In states that do offer financial literacy, implementation of the standards varies widely. At the high school level, financial literacy curriculum is often delivered as a separate course within social studies, consumer science, or business. In elementary and middle schools, there is often debate over which traditional subject should incorporate the standards. However, given the research on the importance of numeracy, a solid math education will go a long way in promoting financial literacy.
(Next page: What to teach and where to find materials for financial literacy)
What to Teach and Where to Find Materials
Whether legislated to do so or not, incorporating financial literacy into the K-12 curriculum can be challenging. Even with good intentions, a lack of funding for materials or lack of appropriate training for teaching staff can hamper the implementation of an effective program. As with other things in the public education arena, mandates often don’t come with financial resources to aid implementation.
So where should schools begin? If a school or district is starting from scratch, the Jump$tart Coalition has published national curriculum standards. They’re good for teachers, after-school programs, and parents looking to give their children a financial “leg up” in the world.
But even with Jump$tart’s standards, finding resources and materials to teach to those standards is another obstacle. There are lots of options out there, but it’s important to find unbiased and vetted materials. One option is to let the Jump$tart Coalition “clearinghouse” do the sorting. The Jump$tart Coalition classifies materials by subject, media type, targeted age group, and price. This list includes free resources, as well as materials for purchase. Another good source for materials is the Federal Reserve. Materials on economics and personal finance produced by the twelve District Banks and the Board of Governors are available on one site, where educators can search by age group, type of material, standard, or topic.
For high schools looking for a curriculum that is ready to go, there are three non-profit organizations that offer complete curricula, including assessments:
- Inceptia–Inceptia’s Financial Avenue is a comprehensive set of online lessons based on the S. Department of the Treasury’s Financial Literacy and Education Commission’s financial education core competencies. The videos are compelling, and the first lesson is an explanation of the psychology of money—a subject often overlooked in financial literacy courses. Teachers simply request an account and access code, and they can assign lessons to students and monitor their progress.

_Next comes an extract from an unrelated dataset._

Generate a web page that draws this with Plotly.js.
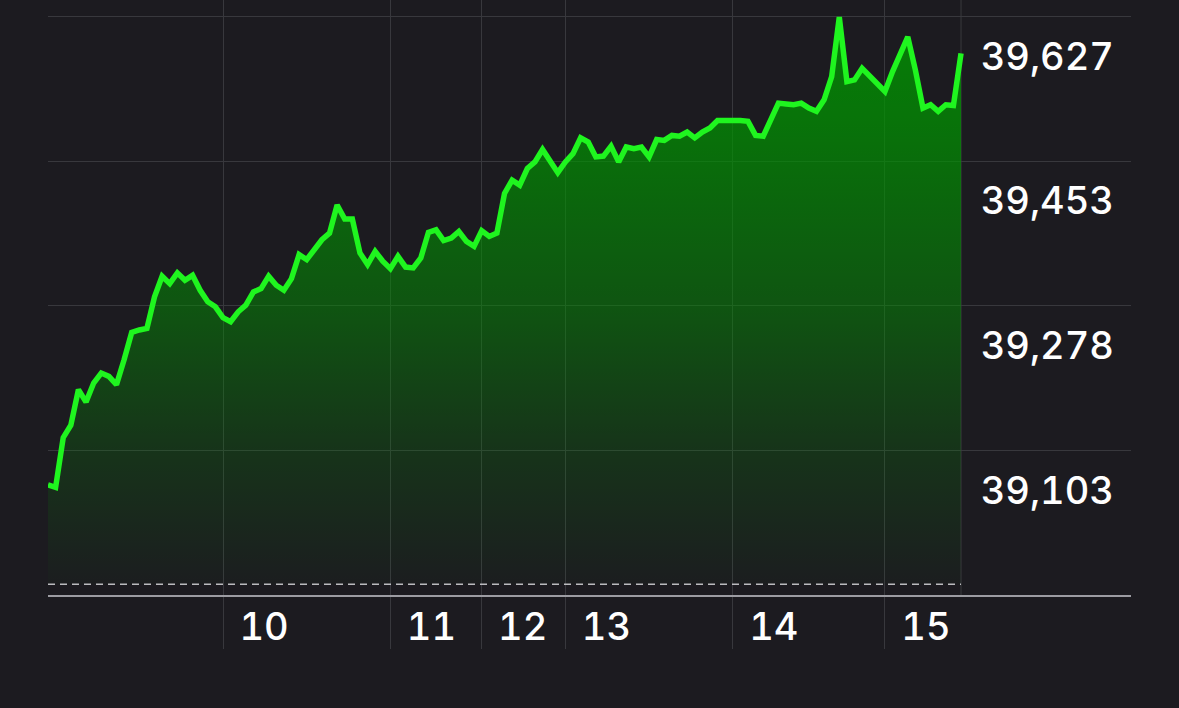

- NexGen Personal Finance (NGPF)–NGPF has a wide array of materials available to educators. Educators can build their own class from the 12 units on the NGPF site, including curated videos, activities, projects and assessments, or they can use the recently released semester-long course of 90 45-minute lessons. Teachers need to register to gain access to the assessments.
- The National Endowment for Financial Education (NEFE)–NEFE’s High School Financial Planning Program draws from all recognized national standards for its turnkey curriculum aimed at grades 8 through 12. Teachers must register to receive access to materials, but can choose between digital and print versions.
Another free resource is OppU, an online curriculum developed by OppLoans. OppU teaches financial literacy through concise, interactive video lessons and quizzes. It’s free and can be used by guidance counselors, parents, or teachers looking to augment their lessons. The site is optimized for display on mobile devices, making it good for students who prefer to complete lessons on their mobile phones or tablets rather than on a PC.
Elementary and Middle School
Research suggests that the overarching factor helping children grow into financially capable adults is numeracy, or facility with numbers. It does no good to teach children how a loan works if they don’t understand the math behind it. So for starters, educators should get students comfortable with numbers. They can even incorporate money directly into teaching mathematical concepts.
- Counting money can be used to teach grouping, addition and multiplication.
- Decimal and percent lessons can be centered on money, like calculating sale prices and discounts.
- Fraction lessons can teach exchange rates.
- Lessons on exponents can incorporate compound interest examples.
Even storytelling can include numbers. Educators can build a tale about choosing between being paid $1,000,000 for a month of work, or being paid a penny on the first day and receiving double every day after that. (Hint: the penny doubling is a much better deal.)
Wherever schools are on the financial literacy education continuum, selecting the right resources can help them make progress toward ensuring future generations are financially literate. Start with a program that seems like a good match, and adjust or switch as necessary. The important thing is to get started!